▶ _WORK INSTRUCTIONS_: Copy out the lines that have "would" in them.
*****
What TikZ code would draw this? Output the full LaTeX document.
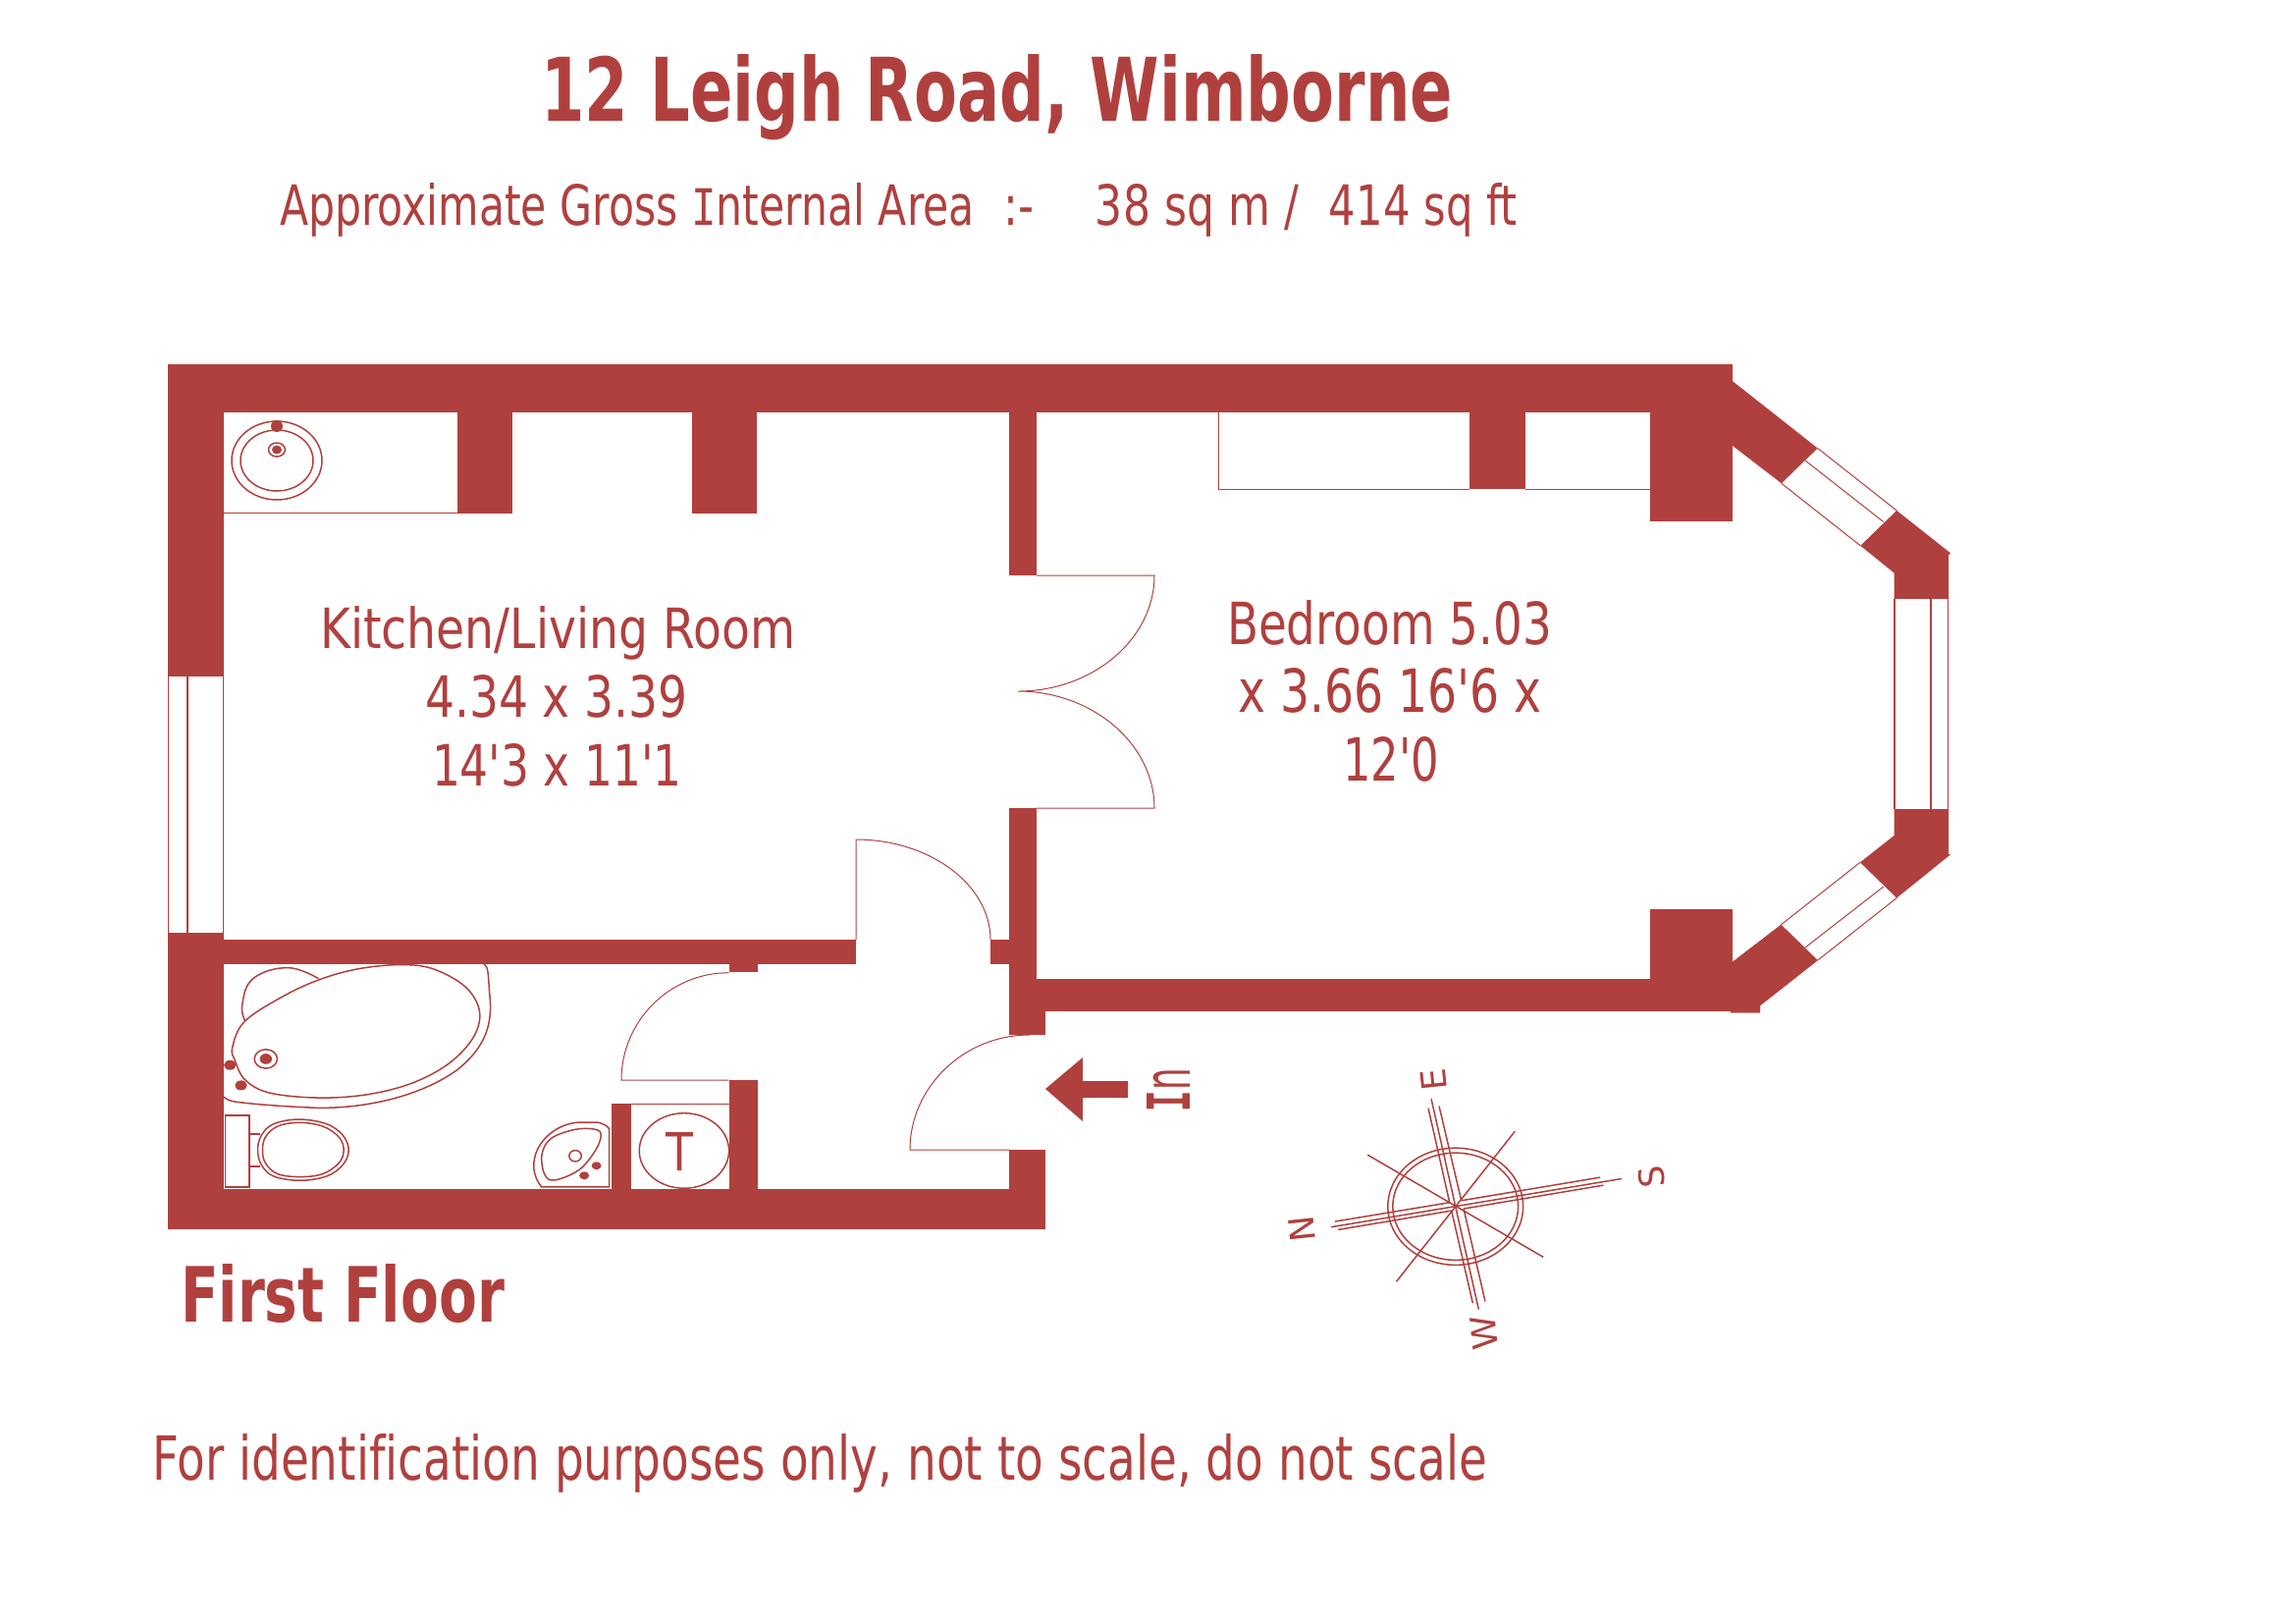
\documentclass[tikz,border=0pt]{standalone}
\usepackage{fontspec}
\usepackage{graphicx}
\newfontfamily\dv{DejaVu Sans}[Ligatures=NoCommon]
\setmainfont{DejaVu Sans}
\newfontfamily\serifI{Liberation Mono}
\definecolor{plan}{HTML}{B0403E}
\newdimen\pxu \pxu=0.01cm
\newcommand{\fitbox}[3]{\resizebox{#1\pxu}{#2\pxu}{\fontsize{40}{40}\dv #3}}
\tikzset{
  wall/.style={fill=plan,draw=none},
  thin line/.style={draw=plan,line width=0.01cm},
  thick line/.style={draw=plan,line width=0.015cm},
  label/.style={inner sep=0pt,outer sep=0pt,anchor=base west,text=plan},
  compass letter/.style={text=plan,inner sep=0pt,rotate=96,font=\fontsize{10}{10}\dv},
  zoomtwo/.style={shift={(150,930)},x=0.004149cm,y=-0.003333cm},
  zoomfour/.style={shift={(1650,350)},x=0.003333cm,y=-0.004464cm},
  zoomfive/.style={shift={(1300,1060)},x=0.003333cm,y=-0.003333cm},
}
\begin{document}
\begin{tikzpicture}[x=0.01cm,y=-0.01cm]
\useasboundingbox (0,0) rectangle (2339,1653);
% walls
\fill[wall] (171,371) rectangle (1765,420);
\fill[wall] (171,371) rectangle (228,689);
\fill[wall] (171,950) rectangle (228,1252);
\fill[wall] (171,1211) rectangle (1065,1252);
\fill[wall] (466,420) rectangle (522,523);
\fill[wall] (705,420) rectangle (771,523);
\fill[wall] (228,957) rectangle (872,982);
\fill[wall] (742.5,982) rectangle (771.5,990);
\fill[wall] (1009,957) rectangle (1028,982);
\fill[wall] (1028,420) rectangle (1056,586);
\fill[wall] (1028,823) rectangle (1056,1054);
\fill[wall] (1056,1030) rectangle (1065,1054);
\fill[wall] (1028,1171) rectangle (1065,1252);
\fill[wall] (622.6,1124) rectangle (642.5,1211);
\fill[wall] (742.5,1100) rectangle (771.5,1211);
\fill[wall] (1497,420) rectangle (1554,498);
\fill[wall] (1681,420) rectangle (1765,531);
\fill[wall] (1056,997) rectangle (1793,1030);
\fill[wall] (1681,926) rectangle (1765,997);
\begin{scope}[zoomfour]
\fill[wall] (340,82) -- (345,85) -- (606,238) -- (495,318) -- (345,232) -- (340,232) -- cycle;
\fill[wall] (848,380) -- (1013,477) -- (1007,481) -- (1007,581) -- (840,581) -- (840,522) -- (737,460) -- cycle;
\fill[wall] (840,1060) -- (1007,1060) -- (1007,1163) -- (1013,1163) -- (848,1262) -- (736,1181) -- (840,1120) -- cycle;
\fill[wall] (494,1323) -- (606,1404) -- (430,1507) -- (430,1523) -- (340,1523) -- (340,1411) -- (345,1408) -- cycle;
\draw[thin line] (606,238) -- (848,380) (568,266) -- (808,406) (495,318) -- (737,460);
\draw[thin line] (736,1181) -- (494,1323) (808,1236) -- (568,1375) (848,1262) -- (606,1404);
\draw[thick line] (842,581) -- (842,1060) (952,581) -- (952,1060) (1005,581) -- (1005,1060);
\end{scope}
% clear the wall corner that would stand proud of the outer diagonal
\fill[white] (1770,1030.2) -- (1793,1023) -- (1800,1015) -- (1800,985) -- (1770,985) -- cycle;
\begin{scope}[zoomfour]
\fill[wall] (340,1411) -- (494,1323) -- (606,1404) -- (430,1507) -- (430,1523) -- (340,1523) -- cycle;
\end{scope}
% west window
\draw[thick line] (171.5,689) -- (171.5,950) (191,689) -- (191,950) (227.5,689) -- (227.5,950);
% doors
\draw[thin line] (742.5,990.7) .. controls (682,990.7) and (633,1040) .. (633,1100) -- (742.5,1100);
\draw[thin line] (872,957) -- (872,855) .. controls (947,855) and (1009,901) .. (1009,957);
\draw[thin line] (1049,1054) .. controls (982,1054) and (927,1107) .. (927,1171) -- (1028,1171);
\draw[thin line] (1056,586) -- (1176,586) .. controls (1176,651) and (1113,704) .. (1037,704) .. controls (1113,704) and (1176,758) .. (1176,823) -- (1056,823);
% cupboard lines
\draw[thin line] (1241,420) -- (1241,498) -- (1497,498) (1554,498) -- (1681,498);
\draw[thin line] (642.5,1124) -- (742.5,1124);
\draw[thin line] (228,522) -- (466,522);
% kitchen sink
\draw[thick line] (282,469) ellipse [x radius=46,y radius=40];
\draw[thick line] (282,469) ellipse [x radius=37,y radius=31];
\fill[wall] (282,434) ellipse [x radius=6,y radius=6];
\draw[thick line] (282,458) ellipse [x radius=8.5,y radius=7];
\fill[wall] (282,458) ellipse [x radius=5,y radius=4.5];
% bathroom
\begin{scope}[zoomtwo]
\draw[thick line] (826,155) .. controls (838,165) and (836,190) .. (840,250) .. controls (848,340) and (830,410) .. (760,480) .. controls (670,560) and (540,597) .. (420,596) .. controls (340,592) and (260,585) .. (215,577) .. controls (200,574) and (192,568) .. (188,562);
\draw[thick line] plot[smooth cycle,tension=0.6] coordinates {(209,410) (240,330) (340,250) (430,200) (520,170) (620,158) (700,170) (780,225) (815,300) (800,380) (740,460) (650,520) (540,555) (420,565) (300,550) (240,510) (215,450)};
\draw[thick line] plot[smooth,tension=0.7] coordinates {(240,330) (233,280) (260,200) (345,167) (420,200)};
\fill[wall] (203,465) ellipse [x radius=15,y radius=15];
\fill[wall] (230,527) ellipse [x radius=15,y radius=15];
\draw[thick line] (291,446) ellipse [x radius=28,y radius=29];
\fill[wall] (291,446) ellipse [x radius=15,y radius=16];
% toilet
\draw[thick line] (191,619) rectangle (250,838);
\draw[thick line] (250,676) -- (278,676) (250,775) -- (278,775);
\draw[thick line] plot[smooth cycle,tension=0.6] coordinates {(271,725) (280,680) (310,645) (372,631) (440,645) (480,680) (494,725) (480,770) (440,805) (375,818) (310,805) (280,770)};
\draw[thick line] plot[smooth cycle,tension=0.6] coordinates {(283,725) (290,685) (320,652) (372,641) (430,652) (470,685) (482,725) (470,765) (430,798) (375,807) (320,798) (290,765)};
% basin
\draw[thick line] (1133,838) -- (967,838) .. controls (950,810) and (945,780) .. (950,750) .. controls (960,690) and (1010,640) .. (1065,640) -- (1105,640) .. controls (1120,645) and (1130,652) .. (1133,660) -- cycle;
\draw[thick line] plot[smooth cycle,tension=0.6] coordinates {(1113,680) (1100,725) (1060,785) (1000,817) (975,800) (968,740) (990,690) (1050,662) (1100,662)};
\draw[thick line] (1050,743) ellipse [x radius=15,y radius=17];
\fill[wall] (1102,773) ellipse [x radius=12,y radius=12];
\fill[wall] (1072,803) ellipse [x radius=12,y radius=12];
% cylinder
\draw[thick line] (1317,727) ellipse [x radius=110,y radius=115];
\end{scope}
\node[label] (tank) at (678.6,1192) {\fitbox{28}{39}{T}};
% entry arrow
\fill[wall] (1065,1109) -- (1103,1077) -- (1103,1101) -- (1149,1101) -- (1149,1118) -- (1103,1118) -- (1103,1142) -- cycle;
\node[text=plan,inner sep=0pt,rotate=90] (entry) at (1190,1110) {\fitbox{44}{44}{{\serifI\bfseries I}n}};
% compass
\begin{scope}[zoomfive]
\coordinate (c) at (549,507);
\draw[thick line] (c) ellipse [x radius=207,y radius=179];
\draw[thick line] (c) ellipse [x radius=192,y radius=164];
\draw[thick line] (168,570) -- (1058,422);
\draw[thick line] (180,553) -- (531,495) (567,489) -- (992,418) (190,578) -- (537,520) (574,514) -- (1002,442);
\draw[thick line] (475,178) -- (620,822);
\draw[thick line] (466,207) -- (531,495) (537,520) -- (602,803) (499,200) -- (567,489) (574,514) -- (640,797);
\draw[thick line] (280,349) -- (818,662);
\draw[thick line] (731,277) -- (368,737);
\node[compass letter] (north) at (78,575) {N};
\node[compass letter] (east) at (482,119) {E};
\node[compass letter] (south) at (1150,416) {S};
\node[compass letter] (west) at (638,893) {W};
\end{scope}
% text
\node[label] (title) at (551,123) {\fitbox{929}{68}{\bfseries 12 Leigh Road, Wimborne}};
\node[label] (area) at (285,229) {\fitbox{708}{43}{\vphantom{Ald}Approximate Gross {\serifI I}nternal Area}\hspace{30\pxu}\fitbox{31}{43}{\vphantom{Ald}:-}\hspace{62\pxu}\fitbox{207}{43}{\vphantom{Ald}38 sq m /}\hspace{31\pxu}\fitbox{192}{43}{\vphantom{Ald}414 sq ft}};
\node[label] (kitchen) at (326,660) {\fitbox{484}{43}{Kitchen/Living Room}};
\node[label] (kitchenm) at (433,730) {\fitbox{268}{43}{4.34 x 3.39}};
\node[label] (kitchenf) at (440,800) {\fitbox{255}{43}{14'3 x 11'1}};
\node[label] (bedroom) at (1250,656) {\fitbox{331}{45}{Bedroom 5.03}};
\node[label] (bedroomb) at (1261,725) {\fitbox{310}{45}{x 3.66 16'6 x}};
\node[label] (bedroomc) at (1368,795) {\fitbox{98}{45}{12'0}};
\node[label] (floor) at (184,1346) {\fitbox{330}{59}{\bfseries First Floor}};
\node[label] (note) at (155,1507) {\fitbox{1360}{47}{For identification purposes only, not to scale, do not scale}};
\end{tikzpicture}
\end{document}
*****
▶ _SOLUTION TO THIS EXERCISE_:
What TikZ code would draw this? Output the full LaTeX document.
% clear the wall corner that would stand proud of the outer diagonal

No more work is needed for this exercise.